■ Extracted records ■
Begin

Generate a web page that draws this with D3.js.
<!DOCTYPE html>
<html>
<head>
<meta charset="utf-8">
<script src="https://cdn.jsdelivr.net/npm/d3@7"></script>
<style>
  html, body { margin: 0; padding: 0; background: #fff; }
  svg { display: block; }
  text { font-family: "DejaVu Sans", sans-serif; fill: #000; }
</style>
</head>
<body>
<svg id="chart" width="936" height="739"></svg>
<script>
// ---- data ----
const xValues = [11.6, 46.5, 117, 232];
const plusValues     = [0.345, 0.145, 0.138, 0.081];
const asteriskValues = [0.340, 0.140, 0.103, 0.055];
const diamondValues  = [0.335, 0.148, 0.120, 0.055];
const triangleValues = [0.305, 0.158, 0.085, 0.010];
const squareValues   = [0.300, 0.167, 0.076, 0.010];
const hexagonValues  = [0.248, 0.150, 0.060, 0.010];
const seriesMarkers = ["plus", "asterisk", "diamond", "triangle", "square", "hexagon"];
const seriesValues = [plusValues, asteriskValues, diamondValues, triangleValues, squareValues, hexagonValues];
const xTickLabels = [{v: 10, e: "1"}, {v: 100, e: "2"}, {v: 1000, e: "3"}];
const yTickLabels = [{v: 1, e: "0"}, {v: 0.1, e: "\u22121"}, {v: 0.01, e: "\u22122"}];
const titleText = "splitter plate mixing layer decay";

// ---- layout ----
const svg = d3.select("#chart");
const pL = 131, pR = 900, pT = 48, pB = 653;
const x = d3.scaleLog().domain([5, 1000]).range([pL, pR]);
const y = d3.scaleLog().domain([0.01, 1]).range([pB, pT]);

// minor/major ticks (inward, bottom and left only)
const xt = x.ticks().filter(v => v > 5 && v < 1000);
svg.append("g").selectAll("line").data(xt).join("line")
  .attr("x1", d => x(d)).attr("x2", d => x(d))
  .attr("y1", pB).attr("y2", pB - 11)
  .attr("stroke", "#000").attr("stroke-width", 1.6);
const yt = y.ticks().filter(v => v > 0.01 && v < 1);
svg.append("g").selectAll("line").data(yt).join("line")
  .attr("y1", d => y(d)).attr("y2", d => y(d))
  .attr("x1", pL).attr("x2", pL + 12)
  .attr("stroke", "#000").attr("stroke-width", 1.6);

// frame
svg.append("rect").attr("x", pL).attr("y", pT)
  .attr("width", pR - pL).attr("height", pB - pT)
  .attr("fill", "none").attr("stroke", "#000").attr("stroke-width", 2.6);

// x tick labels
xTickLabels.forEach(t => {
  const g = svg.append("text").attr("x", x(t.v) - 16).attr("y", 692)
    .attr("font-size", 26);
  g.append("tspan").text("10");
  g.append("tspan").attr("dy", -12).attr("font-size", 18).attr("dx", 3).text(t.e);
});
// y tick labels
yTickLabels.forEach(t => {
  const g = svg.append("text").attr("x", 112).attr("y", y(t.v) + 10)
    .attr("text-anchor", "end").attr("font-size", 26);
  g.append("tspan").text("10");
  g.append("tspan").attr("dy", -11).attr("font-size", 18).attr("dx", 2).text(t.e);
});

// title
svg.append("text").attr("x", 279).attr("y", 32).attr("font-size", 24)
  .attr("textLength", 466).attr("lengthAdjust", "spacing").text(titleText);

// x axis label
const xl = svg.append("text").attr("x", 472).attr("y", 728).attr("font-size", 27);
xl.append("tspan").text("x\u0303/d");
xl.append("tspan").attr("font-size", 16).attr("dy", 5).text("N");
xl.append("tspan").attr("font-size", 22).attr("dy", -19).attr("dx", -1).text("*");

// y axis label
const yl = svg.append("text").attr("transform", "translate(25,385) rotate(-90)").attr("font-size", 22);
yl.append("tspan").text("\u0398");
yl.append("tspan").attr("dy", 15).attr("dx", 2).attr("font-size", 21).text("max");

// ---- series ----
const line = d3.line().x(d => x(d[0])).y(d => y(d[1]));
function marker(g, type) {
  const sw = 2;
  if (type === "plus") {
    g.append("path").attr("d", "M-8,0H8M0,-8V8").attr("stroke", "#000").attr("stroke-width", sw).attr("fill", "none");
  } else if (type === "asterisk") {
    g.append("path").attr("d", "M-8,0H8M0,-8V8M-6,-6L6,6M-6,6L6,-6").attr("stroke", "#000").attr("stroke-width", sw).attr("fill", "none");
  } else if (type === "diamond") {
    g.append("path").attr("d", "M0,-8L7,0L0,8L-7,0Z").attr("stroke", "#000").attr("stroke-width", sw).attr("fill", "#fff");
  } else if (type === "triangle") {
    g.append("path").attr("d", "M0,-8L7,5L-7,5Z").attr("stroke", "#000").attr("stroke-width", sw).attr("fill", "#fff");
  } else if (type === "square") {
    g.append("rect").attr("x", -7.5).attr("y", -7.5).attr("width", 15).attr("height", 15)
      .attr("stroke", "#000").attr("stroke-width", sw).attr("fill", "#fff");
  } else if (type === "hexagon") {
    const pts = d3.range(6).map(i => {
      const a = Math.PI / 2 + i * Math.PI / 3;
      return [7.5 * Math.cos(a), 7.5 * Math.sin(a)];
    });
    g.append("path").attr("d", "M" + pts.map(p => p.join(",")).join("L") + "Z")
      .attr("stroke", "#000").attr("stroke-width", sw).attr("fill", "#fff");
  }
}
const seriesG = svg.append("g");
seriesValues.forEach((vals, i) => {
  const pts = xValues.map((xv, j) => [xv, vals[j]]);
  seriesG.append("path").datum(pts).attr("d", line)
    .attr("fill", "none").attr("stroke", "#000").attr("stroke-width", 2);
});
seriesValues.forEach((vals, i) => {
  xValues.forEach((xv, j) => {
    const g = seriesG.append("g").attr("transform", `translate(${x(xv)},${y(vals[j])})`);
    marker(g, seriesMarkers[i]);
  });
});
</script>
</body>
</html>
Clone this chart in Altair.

End
Begin

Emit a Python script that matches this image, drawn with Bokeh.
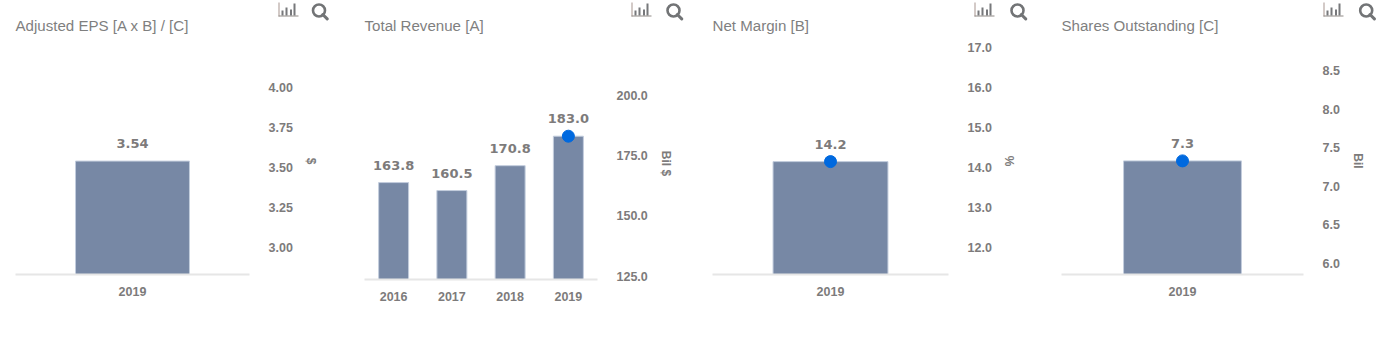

End

Please list every line of the records that contains "script".

<script src="https://cdn.jsdelivr.net/npm/d3@7"></script>
<script>
</script>
Emit a Python script that matches this image, drawn with Bokeh.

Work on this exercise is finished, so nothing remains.